1
votes

I need to parse a string representing function like this:

<fsignature>"(" <term1>, <term2> ... <termn>")"

The function' signature and terms also have to be controlled further for the function to be accepted. I've written this DCG in Prolog:

fsign --> {is_leg(A)}, [A].
terms --> (funct, funct; terms).
terms --> (terms, terms; term).
term --> {is_term(T)}, [T].

But it doesn't seem to work, when I try to use phrase(funct, [foo, "(", a, a, ")"]). it goes into overflow. is_leg just checks if the string is legal (a string starting with a character), while is_term should check if the term is a literal (either a constant, a variable or a function).

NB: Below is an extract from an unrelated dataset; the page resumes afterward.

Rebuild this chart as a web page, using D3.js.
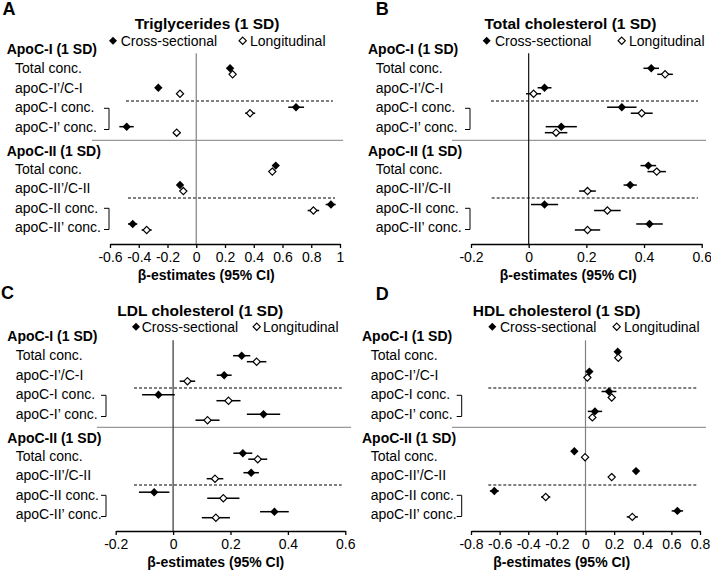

What is that it's not working? I figure, probably the variables - should I put them as arguments of the nonterminals?

Thanks for any help.

1
Something like, terms --> (terms, terms ; term). is the same as: terms --> terms, terms. and terms --> term. The first is clearly going to be an infiinite recursion. It's unclear what you want this rule to say. - lurker
The functions could have arity n, so it could possibly have an infinite number of arguments, that's why I put in that rule. The language should be infinite, but it should tell me which strings are accepted and what aren't, shouldn't it? - nass.hbs
You don't mean it would have an infinite number of arguments, do you? You really mean it could have any number of arguments, but any given term has a finite number. There's just no limit to how many. At some point, the parsing has to finish, meaning the input sequence has a finite number of elements. - lurker
Yes, that's what I actually meant, poor choice of words! - nass.hbs

1 Answers

3
votes

If your expressions all look like this:

<fsignature> "(" <term1> <term2> ... <termn> ")"

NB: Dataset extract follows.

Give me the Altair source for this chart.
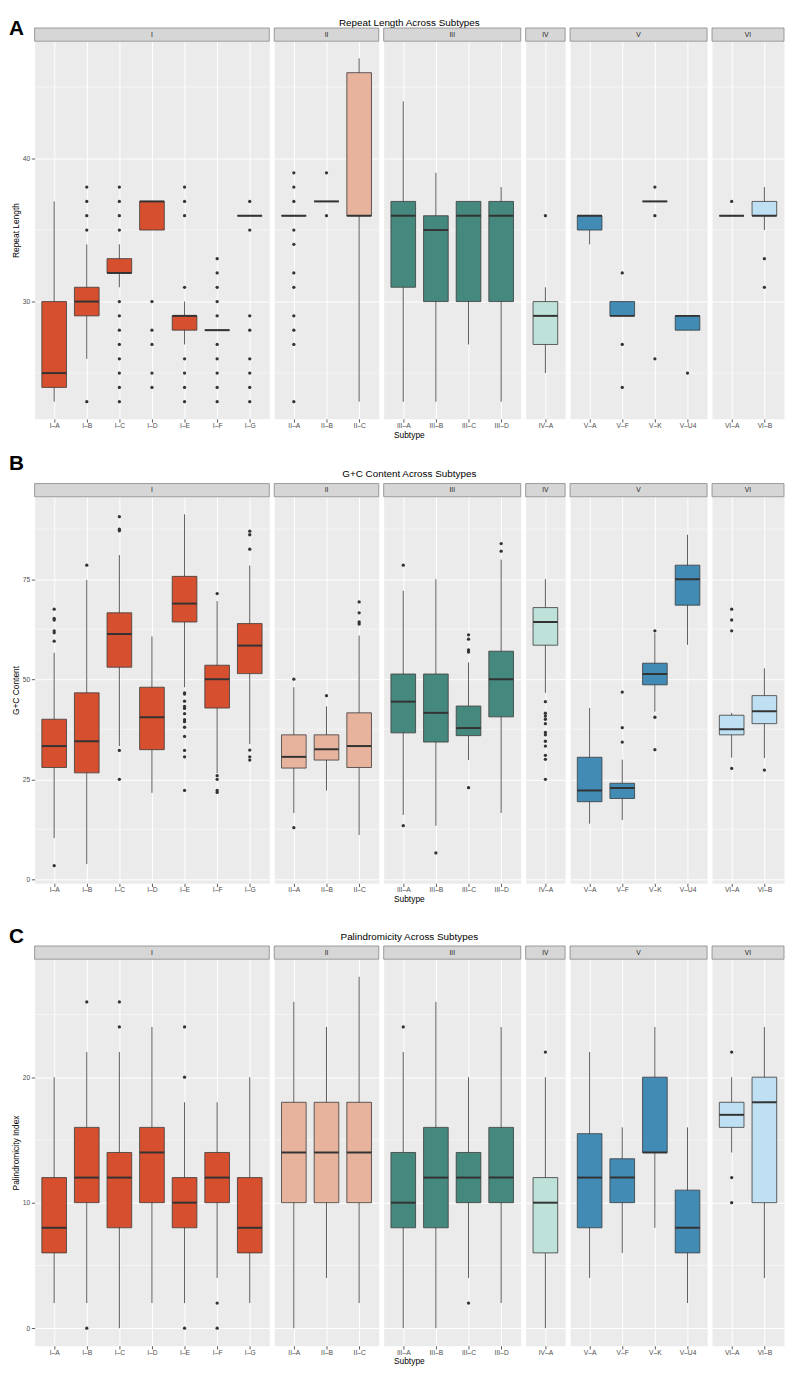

Then writing this out in terms of DCG, it should look something like this (minus any string validation predicates you're suggesting):

expression --> fsignature, ['('], terms, [')'].
fsignature --> ...      % whatever fsignature looks like
terms --> term.         % "terms" is a single term, or...
terms --> terms, term.  %   ... more terms followed by a single term.
term --> ...            % whatever a term looks like

You can also write the definition of terms as:

terms --> term | terms, term.

Note that the non-recursive definition of terms occurs before the recursive one. Also, the definition for terms above assumes that you must have at least one term (this requirement wasn't stated in your question).